さて、上述のように、このときのパネルでは越境性をキーワードのひとつとしていましたが、実のところ、今回は私たち自身が物理的・空間的な「越境」の難しさを体感することにもなりました。2018 年9月といえば、西日本が強力な台風 21 号に見舞われ甚大な被害を受けたこと、とりわけ関西国際空港が水浸しになり、2週間以上にわたって閉鎖されたことを、ご記憶の方も多いと思います。関空からの出発を予定していた和田と小石も、この非常事態に巻き込まれ、翻弄される羽目に陥りました。二人が予約していた便は9月 17 日発の KLM 航空。もちろん台風当日の9月5日からニュースには注目していましたが、まさか 10 日以上も先の便にまで影響があるとは思いもよりませんでした。ところが実際には、台風から1週間経っても、果たして私たちの便は飛ぶのか飛ばないのか、まったくわからなかったのです。どうにも身動きが取れず、やきもきしながら情況の推移を見守るしかないなかで、他の空港発のヨーロッパ行きの便も次々と満席になっていきます。とにかく会議に参加できない最悪の事態だけは避けようと、二人で相談して、香港乗り換えの名古屋発キャセイパシフィック航空の便を押さえ、そうこうしているうちに、ついに KLM の欠航が決定しました。ところが、これとほぼ時を同じくして、なんと今度は、次の台風 22 号が香港を直撃し、保険のはずのキャセイ便までもが欠航してしまったのです。こうしてまたもや代替便の手配に奔走せざるを得なくなった二人が、何とか便を確保することができたのは、15 日の午後でした。結局、小石は名古屋からのヘルシンキ経由便、和田は前日に陸路で成田に移動した末のパリ経由便でアムステルダムに向かいました。こんな二人が奇跡的に再会できたのは、あろうことかスキポール空港の数あるトイレのうちのひとつでした。そして、とっぷりと日の暮れたオランダの道をバスに揺られながら、二人揃って無事ここまでたどり着けたことに、ほんの2週間前までは想像もしていなかったほどの喜びと安堵を覚えたものです。

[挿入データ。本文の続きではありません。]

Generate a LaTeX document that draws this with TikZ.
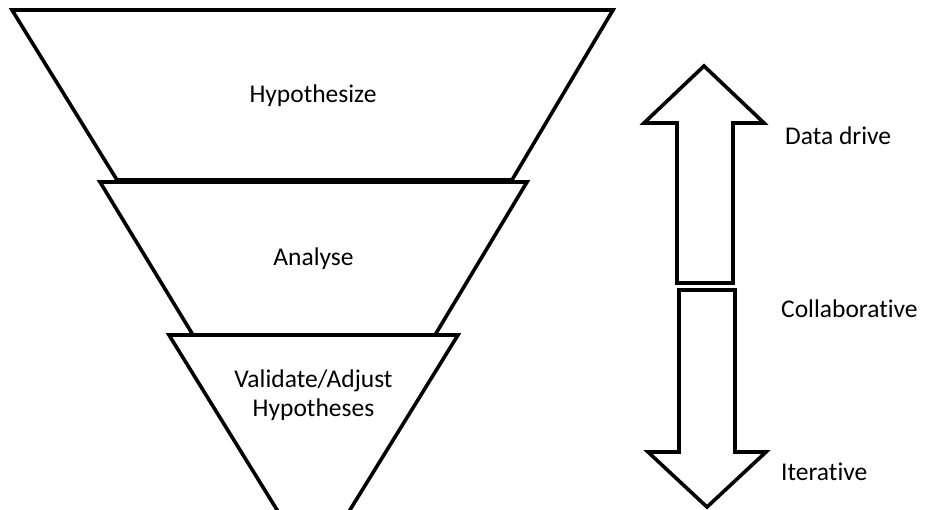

さて一方、イギリスはノーリッチに本拠を構えたジェニファーはというと、最寄りの空港からスキポールまでは直行便でわずか 30 分、自宅からオランダの宿までのdoor to door でも1時間半とのこと。このように再会に至る道程はバラバラになりましたが、一旦顔を合わせれば、これまで培った蓄積があります。当日のパネル・ディスカッションでは、息の合った議論ができたと思います。私たちの共同研究は、学問分野の枠を「越境」して刺激し 合う、白眉ならではの環境から生まれました。各々が研究の場を他所に移した現在、ときには大変な距離を「越境」する必要はありますが、これからも何らかの形でこの活動を続けていきたいと考えています。